Double whammy

The Philippines was hit by a double whammy a few days ago.

One was the report by the World Bank saying that the Philippines is at increasing risk of massive storms due to climate change and global warming, as South Asia and Southeast Asia are projected to “heat up” in the next few years. The report projected that typhoons will increase in intensity to Category 4 and 5, with the cities of Bangkok, Ho Chi Minh, Jakarta, Manila and Yangon among those likely to be most affected, the devastation particularly severe in the coastal areas.

“If the world warms by two degrees Celsius, it will cause widespread food shortages, unprecedented heat-waves, and more intense cyclones. In the near-term, climate change, which is already unfolding, could greatly harm the lives and the hopes of individuals and families who have had little hand in raising the Earth’s temperature,” warned the report.

The second piece of bad news didn’t have the same apocalyptic ring, but it was troubling nonetheless in light of the WB report. Nathaniel Servando, the administrator of the weather bureau Pagasa, confirmed in a text message to officer-in-charge Vicente Malano that he has resigned his post after serving the agency for 23 years. Servando, 48, had been on leave from his job for health reasons, but last Thursday he formalized his absence by availing himself of optional retirement. He is said to have accepted a teaching post in Qatar with a salary vastly higher than the gross monthly pay of P68,428 plus P2,000 cost-of-living allowance that he received at Pagasa.

And so it goes on—the continuing flight of the Philippines’ best scientific minds for better opportunities abroad, even as it faces overwhelming developmental problems that require their expertise—from deforestation and the loss of natural resources to flooding, urban sprawl, the lack of public health and the meager state of technological and social safeguards against natural disasters.
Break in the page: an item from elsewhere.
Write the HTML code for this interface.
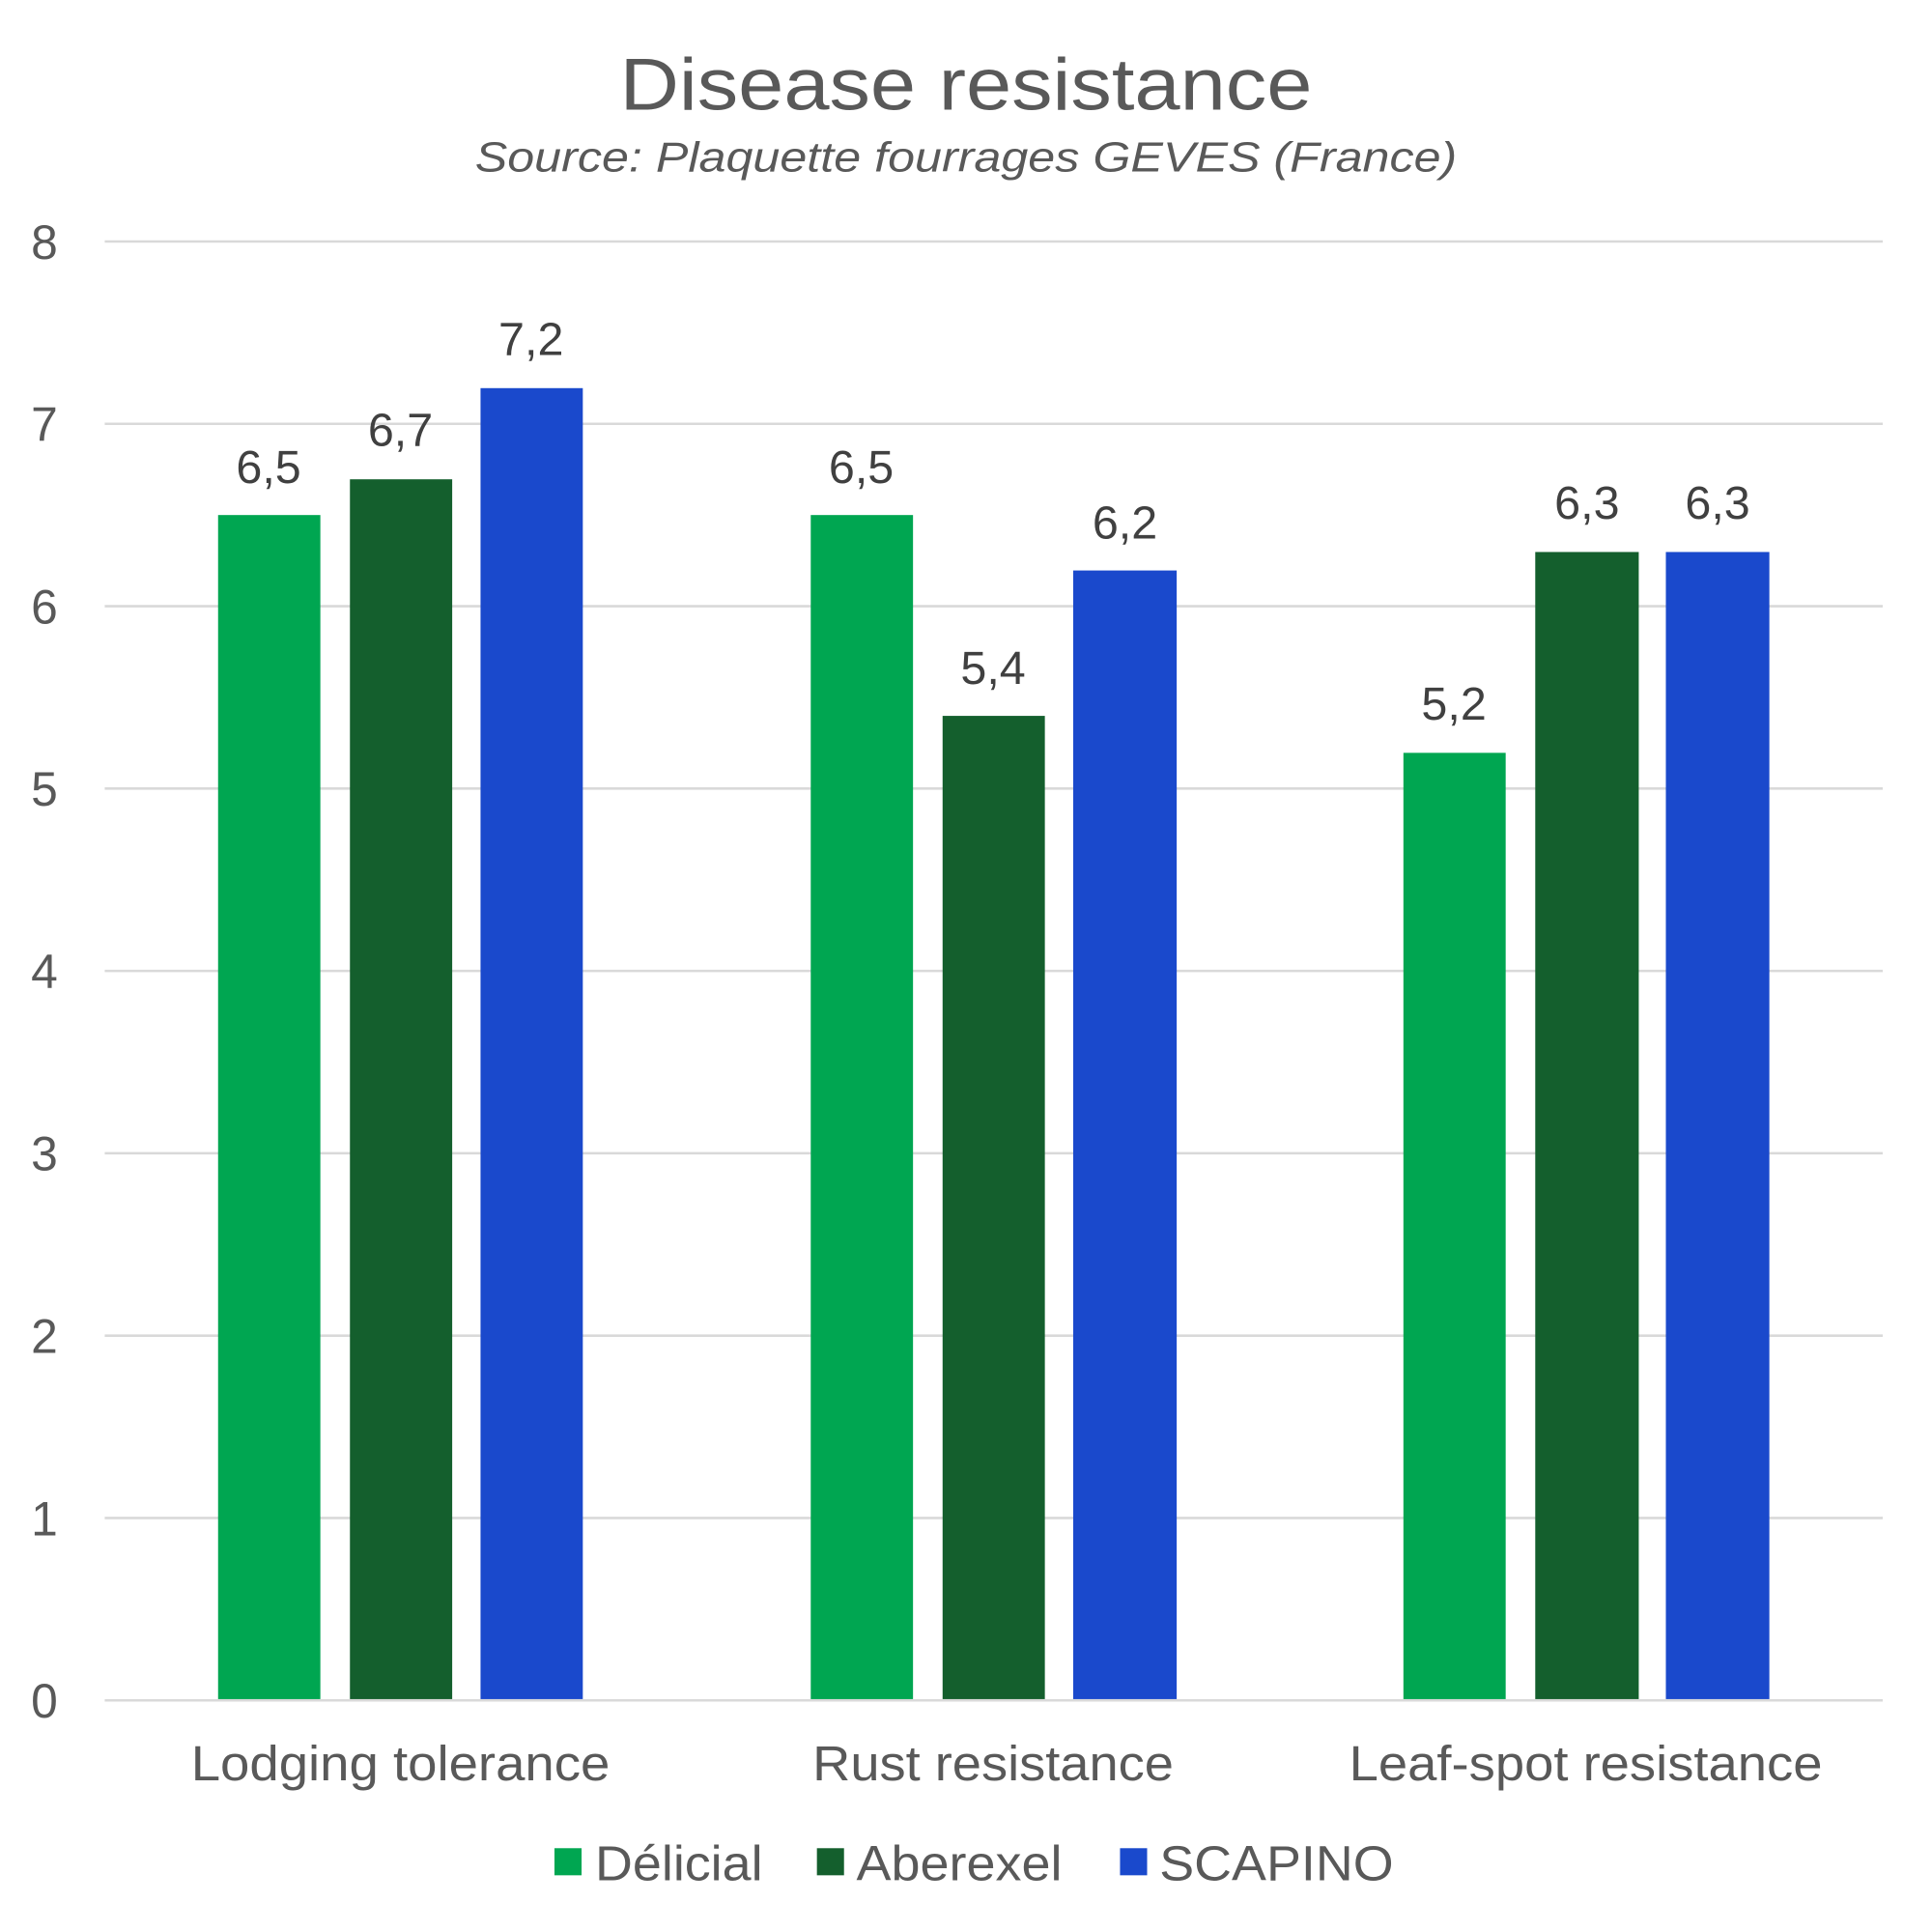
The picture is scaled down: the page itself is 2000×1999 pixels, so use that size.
<!DOCTYPE html>
<html><head><meta charset="utf-8"><style>html,body{margin:0;padding:0;background:#fff}svg{display:block}</style></head>
<body>
<svg width="2000" height="1999" viewBox="0 0 1568 1567.2" xmlns="http://www.w3.org/2000/svg" font-family="Liberation Sans, Arial, sans-serif">
<rect width="1568" height="1568" fill="#fff"/>
<text x="784" y="89" font-size="60" fill="#595959" text-anchor="middle" textLength="562" lengthAdjust="spacingAndGlyphs">Disease resistance</text>
<text x="784" y="139" font-size="34" font-style="italic" fill="#595959" text-anchor="middle" textLength="797" lengthAdjust="spacingAndGlyphs">Source: Plaquette fourrages GEVES (France)</text>
<g stroke="#d9d9d9" stroke-width="2">
<line x1="85" x2="1528" y1="196" y2="196"/><line x1="85" x2="1528" y1="344" y2="344"/>
<line x1="85" x2="1528" y1="492" y2="492"/><line x1="85" x2="1528" y1="640" y2="640"/>
<line x1="85" x2="1528" y1="788" y2="788"/><line x1="85" x2="1528" y1="936" y2="936"/>
<line x1="85" x2="1528" y1="1084" y2="1084"/><line x1="85" x2="1528" y1="1232" y2="1232"/>
<line x1="85" x2="1528" y1="1380" y2="1380"/>
</g>
<g font-size="39" fill="#595959" text-anchor="middle">
<text x="36" y="210">8</text><text x="36" y="358">7</text><text x="36" y="506">6</text>
<text x="36" y="654">5</text><text x="36" y="802">4</text><text x="36" y="950">3</text>
<text x="36" y="1098">2</text><text x="36" y="1246">1</text><text x="36" y="1394">0</text>
</g>
<g>
<rect x="177" y="418" width="83" height="961" fill="#00a651"/>
<rect x="284" y="389" width="83" height="990" fill="#145f2d"/>
<rect x="390" y="315" width="83" height="1064" fill="#1a49cc"/>
<rect x="658" y="418" width="83" height="961" fill="#00a651"/>
<rect x="765" y="581" width="83" height="798" fill="#145f2d"/>
<rect x="871" y="463" width="84" height="916" fill="#1a49cc"/>
<rect x="1139" y="611" width="83" height="768" fill="#00a651"/>
<rect x="1246" y="448" width="84" height="931" fill="#145f2d"/>
<rect x="1352" y="448" width="84" height="931" fill="#1a49cc"/>
</g>
<g font-size="38" fill="#404040" text-anchor="middle">
<text x="218" y="392">6,5</text><text x="325" y="362">6,7</text><text x="431" y="288">7,2</text>
<text x="699" y="392">6,5</text><text x="806" y="555">5,4</text><text x="913" y="437">6,2</text>
<text x="1180" y="584">5,2</text><text x="1288" y="421">6,3</text><text x="1394" y="421">6,3</text>
</g>
<g font-size="40" fill="#595959" text-anchor="middle">
<text x="325" y="1445" textLength="340" lengthAdjust="spacingAndGlyphs">Lodging tolerance</text>
<text x="806" y="1445" textLength="293" lengthAdjust="spacingAndGlyphs">Rust resistance</text>
<text x="1287" y="1445" textLength="384" lengthAdjust="spacingAndGlyphs">Leaf-spot resistance</text>
</g>
<g font-size="40" fill="#595959">
<rect x="450" y="1500" width="22" height="22" fill="#00a651"/>
<text x="483" y="1526" textLength="136" lengthAdjust="spacingAndGlyphs">Délicial</text>
<rect x="663" y="1500" width="22" height="22" fill="#145f2d"/>
<text x="695" y="1526" textLength="167" lengthAdjust="spacingAndGlyphs">Aberexel</text>
<rect x="909" y="1500" width="22" height="22" fill="#1a49cc"/>
<text x="941" y="1526" textLength="190" lengthAdjust="spacingAndGlyphs">SCAPINO</text>
</g>
</svg>
</body></html>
Can one fault Servando for leaving? His children are said to be in college; his wife is a teacher by profession but runs a sari-sari store in their house. Unconfirmed reports said Servando was lured to work in the Middle East with a promised salary of P600,000. “If you get an offer for that kind of pay, perhaps you would bite, too,” said Malano. “Even our doctors are taking nursing courses to go abroad. They sacrifice being doctors to become nurses.”

According to the Philippine Weathermen Employees Association (PWEA), more than 20 forecasters and employees in other divisions of Pagasa have left for better-paying jobs overseas in the last 10 years. President Aquino finesses that number by saying that only five have left the agency since year 2000, and only three under his watch. In any case, he said, there is no cause for worry because Pagasa has just hired 37 new meteorologists and more are expected.

The President misses the point. The likes of Servando, with his 23-year experience in the field (he was a weather specialist for 10 years, then chief of the weather forecasting division and later deputy administrator for research and development of Pagasa), are a valuable resource that new graduates and trainees would be hard put to match. Also, mere personnel replenishment will not solve the woes that have long plagued Pagasa, whether the inadequate equipment it has had to make do with, or the perennial bureaucratic difficulties it has had to endure to receive proper attention and funding from the government.

Last August, at the height of Typhoon “Helen,” Pagasa employees startled the public when they conducted a lightning rally to press for the release of unpaid benefits, which, it turned out, had been suspended since March. The move jolted Malacañang and Congress to work to increase the salaries of Pagasa employees, and to embed their benefits in the annual budget instead of being sourced from the savings of the agency and the Department of Science and Technology.

That’s not the end of it. This year, the employees’ benefits were delayed again, revealed PWEA head Mon Agustin. “Our hazard and longevity benefits haven’t been given since January this year.”

It’s the same old story, with the beleaguered workers, many of them highly trained, some even with master’s degrees, still scrounging around for the respect they deserve for work that directly impacts the lives of all Filipinos. The departure of Servando et al. isn’t Pagasa’s loss alone, but also the nation’s.